The initial rescue package was thrown out by Cypriot lawmakers because it included a tax on insured bank deposits, roiling markets and forcing Europe and the IMF to come up a week later with a new deal that shuttered the country’s No. 2 lender, Cyprus Popular Bank Pcl, imposed losses on uninsured depositors and prompted the government to introduce capital controls.
As the fifth euro country to receive emergency aid after Greece, Ireland, Portugal and Spain, Cyprus struggled in the early part of its rescue in 2013 to ensure Bank of Cyprus Pcl emerged from resolution and to meet creditor demands for tighter foreclosure rules so banks could tackle bad loans.
In their statements on Monday, the euro area and IMF highlighted improvements in the health of Cyprus’s lenders, with the finance ministers saying the Cypriot banking system “has undergone a deep transformation” and Lagarde saying it “is on a much more solid footing and workouts of non-performing loans are accelerating.”
At the same time, Cyprus’s euro partners urged the completion of one bit of unfinished business in the aid program: the privatization of the Cypriot Telecommunications Authority.

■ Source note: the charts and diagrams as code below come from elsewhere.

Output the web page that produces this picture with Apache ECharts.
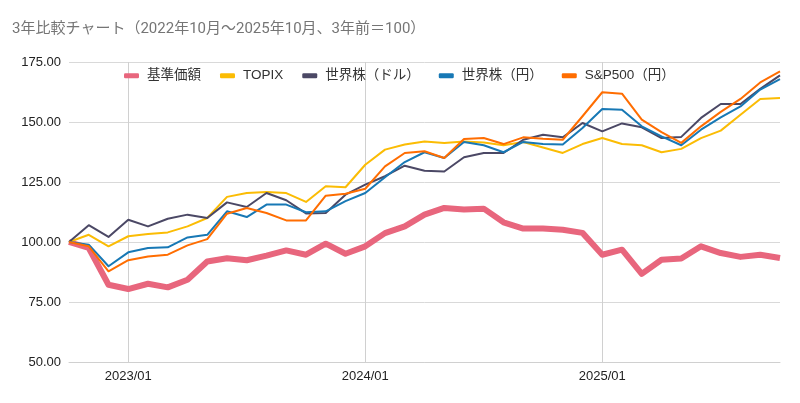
<!DOCTYPE html>
<html>
<head>
<meta charset="utf-8">
<script src="https://cdn.jsdelivr.net/npm/echarts@6/dist/echarts.min.js"></script>
<style>
html,body{margin:0;padding:0;background:#fff;}
#chart{width:800px;height:403px;}
</style>
</head>
<body>
<div id="chart"></div>
<script>
const months = [
  '2022/10','2022/11','2022/12',
  '2023/01','2023/02','2023/03','2023/04','2023/05','2023/06','2023/07','2023/08','2023/09','2023/10','2023/11','2023/12',
  '2024/01','2024/02','2024/03','2024/04','2024/05','2024/06','2024/07','2024/08','2024/09','2024/10','2024/11','2024/12',
  '2025/01','2025/02','2025/03','2025/04','2025/05','2025/06','2025/07','2025/08','2025/09','2025/10'
];
const seriesNames = ['基準価額','TOPIX','世界株（ドル）','世界株（円）','S&P500（円）'];
const nav = [100,97.5,82.2,80.4,82.6,81.1,84.3,91.9,93.2,92.4,94.3,96.5,94.7,99.3,95.1,98.2,103.7,106.5,111.4,114.2,113.5,113.9,108.2,105.6,105.6,105.1,103.8,94.7,96.8,86.7,92.6,93.1,98.2,95.4,93.8,94.7,93.3];
const topix = [100,103,98.2,102.4,103.3,104,106.5,110,118.8,120.4,120.8,120.4,116.7,123.2,122.8,132.2,138.5,140.6,141.9,141.3,141.9,141.5,140.3,141.7,139.4,137.1,140.8,143.3,140.8,140.3,137.4,138.8,143.3,146.4,153,159.6,160];
const worldUsd = [100,107,102.1,109.3,106.5,109.7,111.4,110,116.5,114.6,120.4,117.4,111.9,112.1,119.7,123.9,127.4,131.8,129.7,129.4,135.3,137.1,137.1,142.6,144.7,143.6,149.6,146.1,149.4,147.8,143.3,143.8,151.7,157.5,157.5,163.8,169.4];
const worldJpy = [100,98.9,89.9,95.7,97.5,97.8,101.9,103,112.8,110.4,115.6,115.6,112.4,112.8,117,120.4,127,133.3,137.4,135,141.7,140.3,137.4,141.7,140.8,140.6,147.5,155.4,155.1,148.2,144,140.3,146.8,151.9,156.5,163.5,167.9];
const sp500Jpy = [100,98.2,87.8,92.4,94,94.7,98.6,101.2,111.8,114.2,112.1,109,109,119.3,120.1,122.2,131.5,137.1,137.8,135,142.9,143.3,140.8,143.6,143,142.6,152.4,162.4,161.8,151,145.8,141.3,148.2,154.2,159.6,166.5,171.1];
const yTicks = {min: 50, max: 175, interval: 25};

const colors = ['#E8667D','#FBBC04','#4B4865','#1778B5','#FF6D01'];
const widths = [6,2,2,2,2];
const dataList = [nav, topix, worldUsd, worldJpy, sp500Jpy];
const isJan = (idx) => months[idx].endsWith('/01');

const chart = echarts.init(document.getElementById('chart'));
chart.setOption({
  animation: false,
  backgroundColor: '#fff',
  title: {
    text: '3年比較チャート（2022年10月～2025年10月、3年前＝100）',
    left: 12, top: 22, padding: 0,
    textStyle: {fontFamily: 'Roboto, "Noto Sans CJK JP", sans-serif', fontSize: 15, fontWeight: 'normal', color: '#757575'}
  },
  legend: {
    left: 124, top: 69, padding: 0,
    itemWidth: 15, itemHeight: 5, itemGap: 19,
    icon: 'roundRect',
    textStyle: {fontFamily: 'Arial, "Liberation Sans", "Noto Sans CJK JP", sans-serif', fontSize: 13.5, color: '#333', padding: [0,0,0,3]},
    data: seriesNames
  },
  grid: {left: 69, right: 20, top: 62, bottom: 41, containLabel: false},
  xAxis: {
    type: 'category',
    data: months,
    boundaryGap: false,
    axisLine: {show: true, lineStyle: {color: '#d0d0d0'}},
    axisTick: {show: false},
    axisLabel: {interval: isJan, margin: 8, fontFamily: 'Arial, "Liberation Sans", sans-serif', fontSize: 13, color: '#222'},
    splitLine: {show: true, interval: isJan, lineStyle: {color: '#d0d0d0'}}
  },
  yAxis: {
    type: 'value',
    min: yTicks.min, max: yTicks.max, interval: yTicks.interval,
    axisLine: {show: false},
    axisTick: {show: false},
    axisLabel: {margin: 8, formatter: (v) => v.toFixed(2), fontFamily: 'Arial, "Liberation Sans", sans-serif', fontSize: 13, color: '#222'},
    splitLine: {lineStyle: {color: '#d9d9d9'}}
  },
  series: seriesNames.map((n, i) => ({
    name: n,
    type: 'line',
    data: dataList[i],
    symbol: 'none',
    showSymbol: false,
    color: colors[i],
    lineStyle: {width: widths[i], color: colors[i], join: 'round'},
    z: 2 + i
  }))
});
</script>
</body>
</html>
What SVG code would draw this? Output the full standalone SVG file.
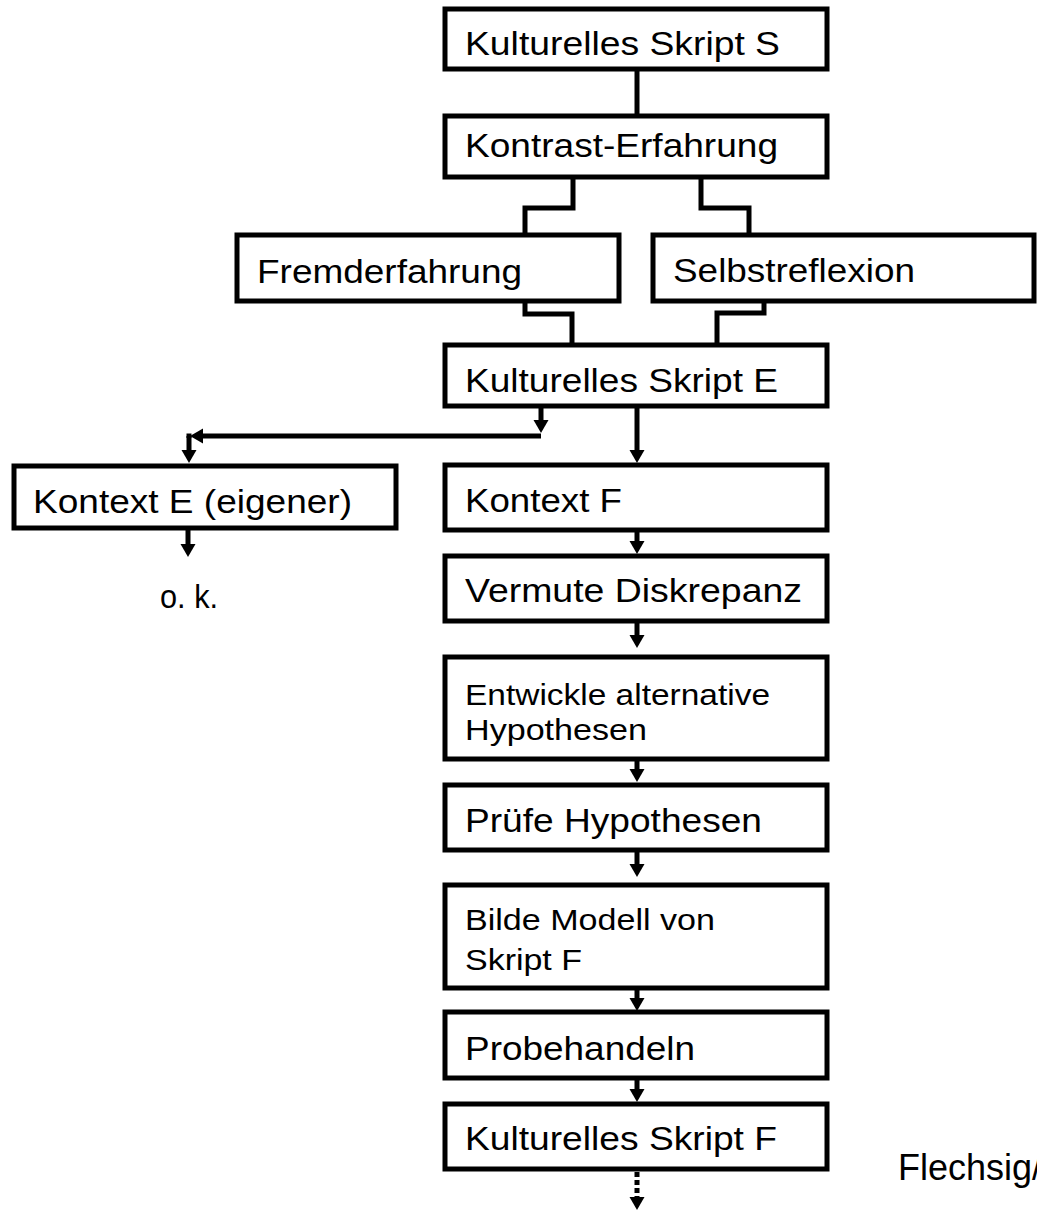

The state asset sale, together with a public-administration overhaul and other structural reforms discussed during the program, would cement improvements in public finances and support sustained economic growth, the ministers said.
Cypriot Finance Minister Harris Georgiades said he’s confident the country will retain access to bond markets because the government’s economic-adjustment effort is set to continue.